A special place

img_6329 Image: Su Leslie 2019

Last November I visited Taranaki in New Zealand’s North Island for the annual garden festival. Armed with my carefully annotated programme and map, I criss-crossed the provence, visiting an array of private gardens whose owners had kindly opened them to the public for the duration of the festival.

All were beautiful and interesting, but the one that has proved to be the most memorable was neither on my list, nor a private garden.

img_6316 Entrance, Hollard Gardens, Kaponga, Taranaki, NZ. Image: Su Leslie 2019

Hollard Gardens was established in 1927 by the then owners, Bernie and Rose Hollard. While the garden is now owned and managed by the Taranaki Regional Council, “Hollard Gardens is unique in the fact that it is an achievement of almost a lifetime of work by a private individual. It is a plantsman’s garden and a reflection of patience and horticultural skill.” (The History of Hollards)

“Bernie selected his plants based on personal appeal and whether they would fill gaps in his existing collections of species or varieties. The overall design of the garden considered not only the aesthetics, but whether a plant would thrive in its environment.” (The History of Hollards)

The gardens consist of several areas, including a woodland glade, avenues of lawn lined with different rhododendrons, hydrangeas and other flowering shrubs, and a kitchen garden.

It was the kitchen garden that made Hollard so memorable and special for me. It was one of several organic gardens I visited that have been designed according to permaculture principles, but the most accessible and informative.

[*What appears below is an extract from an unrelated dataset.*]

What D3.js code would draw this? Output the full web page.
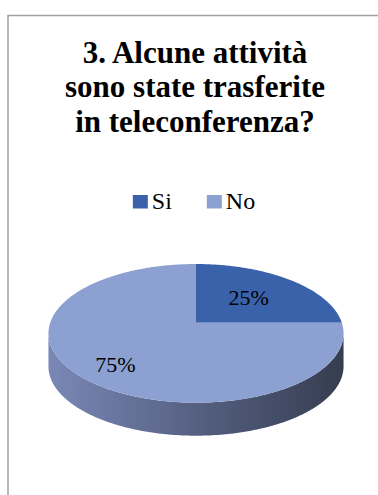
<!DOCTYPE html>
<html>
<head>
<meta charset="utf-8">
<script src="https://cdn.jsdelivr.net/npm/d3@7"></script>
<style>
  html, body { margin: 0; padding: 0; background: #fff; }
  svg { display: block; }
  text { font-family: "Liberation Serif", "Times New Roman", serif; }
</style>
</head>
<body>
<svg id="chart" width="378" height="495"></svg>
<script>
// Survey answers
const titleLines = ["3. Alcune attività", "sono state trasferite", "in teleconferenza?"];
const categories = ["Si", "No"];
const values = [25, 75];
const valueLabels = ["25%", "75%"];
const sliceColors = ["#3a62ab", "#8ca0d1"];

const W = 378, H = 495;
const svg = d3.select("#chart");

// Chart frame (left and top edges visible)
svg.append("path")
  .attr("d", `M8,${H} V15.5 H${W}`)
  .attr("fill", "none")
  .attr("stroke", "#a0a0a0")
  .attr("stroke-width", 1.5);

// Title, one text element per line
svg.append("g")
  .attr("text-anchor", "middle")
  .selectAll("text")
  .data(titleLines)
  .join("text")
  .attr("x", 195)
  .attr("y", (d, i) => 63 + i * 34.3)
  .style("font-weight", "bold")
  .style("font-size", "31px")
  .attr("fill", "#000")
  .text(d => d);

// Legend, centred under the title
const legend = svg.append("g").style("font-size", "24px");
const sw = 15, swGap = 4, itemGap = 35;
const items = legend.selectAll("g").data(categories).join("g");
items.append("rect")
  .attr("width", sw).attr("height", 13.5)
  .attr("y", 195)
  .attr("fill", (d, i) => sliceColors[i]);
items.append("text")
  .attr("x", sw + swGap).attr("y", 209)
  .text(d => d);
let lx = 0;
const offsets = [];
items.each(function () {
  offsets.push(lx);
  lx += sw + swGap + d3.select(this).select("text").node().getComputedTextLength() + itemGap;
});
const legendWidth = lx - itemGap;
items.attr("transform", (d, i) => `translate(${194 - legendWidth / 2 + offsets[i]},0)`);

// 3-D pie: the unit disc is drawn in perspective
const cx = 196, cy = 322.7;    // projected pie centre
const A = 145.8, B = 67.7;     // horizontal / vertical scale
const k = 0.1536;              // perspective strength
const depth = 33;              // thickness of the pie

function project(a, r = 1, dy = 0) {
  // a: clockwise from 12 o'clock; v > 0 is toward the viewer
  const u = r * Math.sin(a), v = -r * Math.cos(a);
  const w = 1 - k * v;
  return [cx + A * u / w, cy + B * v / w + dy];
}
function arcPoints(a0, a1, dy = 0) {
  const n = Math.max(2, Math.ceil(Math.abs(a1 - a0) / 0.01));
  return d3.range(n + 1).map(i => project(a0 + (a1 - a0) * i / n, 1, dy));
}

const arcs = d3.pie().sort(null).startAngle(0).endAngle(2 * Math.PI)(values);
const line = d3.line();

// Side wall gradient (lit from the left)
const defs = svg.append("defs");
const visA0 = Math.acos(-k), visA1 = 2 * Math.PI - Math.acos(-k);
const xR = project(visA0)[0], xL = project(visA1)[0];
arcs.forEach((d, i) => {
  const base = d3.rgb(sliceColors[i]);
  const shade = f => d3.rgb(base.r * f[0], base.g * f[1], base.b * f[2]).formatHex();
  const g = defs.append("linearGradient")
    .attr("id", "side" + i)
    .attr("gradientUnits", "userSpaceOnUse")
    .attr("x1", xL).attr("x2", xR).attr("y1", 0).attr("y2", 0);
  g.append("stop").attr("offset", 0).attr("stop-color", shade([0.87, 0.85, 0.87]));
  g.append("stop").attr("offset", 0.5).attr("stop-color", shade([0.61, 0.6, 0.62]));
  g.append("stop").attr("offset", 1).attr("stop-color", shade([0.38, 0.38, 0.38]));
});

// Side walls: only the front part of each slice's rim is visible
const pie = svg.append("g");
arcs.forEach((d, i) => {
  const a0 = Math.max(d.startAngle, visA0), a1 = Math.min(d.endAngle, visA1);
  if (a1 <= a0) return;
  const top = arcPoints(a0, a1);
  const bottom = arcPoints(a1, a0, depth);
  pie.append("path")
    .attr("d", line(top.concat(bottom)) + "Z")
    .attr("fill", `url(#side${i})`);
});

// Top faces
arcs.forEach((d, i) => {
  const pts = [project(0, 0)].concat(arcPoints(d.startAngle, d.endAngle));
  pie.append("path")
    .attr("d", line(pts) + "Z")
    .attr("fill", sliceColors[i]);
});

// Value labels; larger slices push their label further out,
// nearer labels sit a little lower on the tilted face
svg.append("g")
  .style("font-size", "22px")
  .attr("text-anchor", "middle")
  .selectAll("text")
  .data(arcs)
  .join("text")
  .attr("transform", d => {
    const mid = (d.startAngle + d.endAngle) / 2;
    const r = 0.45 + 0.36 * (d.endAngle - d.startAngle) / (2 * Math.PI);
    const [x, y] = project(mid, r);
    const v = -r * Math.cos(mid);
    return `translate(${x},${y + 9 + 6 * v})`;
  })
  .text((d, i) => valueLabels[i]);
</script>
</body>
</html>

That the garden is managed by the Regional Council demonstrates an official commitment to sustainable food production which I find refreshing and reassuring.

Lens-Artist Photo Challenge | a special spot

Also posted to Friday Flowers

35 thoughts on “A special place

  1. That first one – oh my….. and then all the following beauties! I stand here (sitting) in awe of the beauty you present, while here it’s utterly miserable, grey, wet, cold, windy….. BUT no fires, no damage (except water everywhere) – I still have bad dreams thinking of your scary and yet spectacular shots from the other day. Can’t get it out of my mind – the tragedy, the poor people, the destroyed birds and animals, the land and forests….
    As always, thank you for sharing, the beauty, the good and the bad, your life!

    Liked by 1 person

  2. It’s wonderful when you discover a lovely garden like that. We have something similar in the Edwards Gardens in Toronto, Ontario, Canada. It is the former estate, garden of Rupert Edwards and he created the garden in 1944. He later sold the property to the city of Toronto to become a public park. It is also the site of the Toronto Botanical Garden. It is an enormous expanse of land with water running through it. It has a mature forest bicycle paths, walkways, rose gardens and many other show pieces. There used to be an old grand estate home on the site but that burned down, unfortunately.
    Leslie

    Liked by 1 person

  3. What a wonderful garden Su. Thanks for taking me along as I did enjoy everything. I love the signs that look like covers of old magazines. Amazing what can be achieved organically and with permaculture principles

    Liked by 1 person

    • Thanks Brian. I loved the signs too.
      The whole Taranaki trip was an eye-opener in terms of what people can achieve. One lady I met lives on a very ordinary suburban street, with about 400m2 of land and she grows so much food. — all organically and with the gardens arranged so she can continue to work them as she grows older.

      Liked by 1 person

        • Water is such a big issue and I can’t believe how wasteful we are in this country. I think because we’ve lived on tank water in the past, we are quite careful, but I notice that now we have mains as well, it is easy to slide back into being careless.
          And I guess I don’t really appreciate the wildlife problems; we have rats and possums, but that’s about all in the ‘burbs.

          Liked by 1 person

  4. It might be my eyes but you’ve written Holland several times when I think it should be Hollard? All the links go to Hollard. Anyway what’s in a name when the place is so beautiful. A garden I would love 😍

    Liked by 1 person

  5. What a beautiful garden and concept! I especially love that flowers were selected for spots regarding where they would thrive, very sensible and from the plants point of view almost empathic.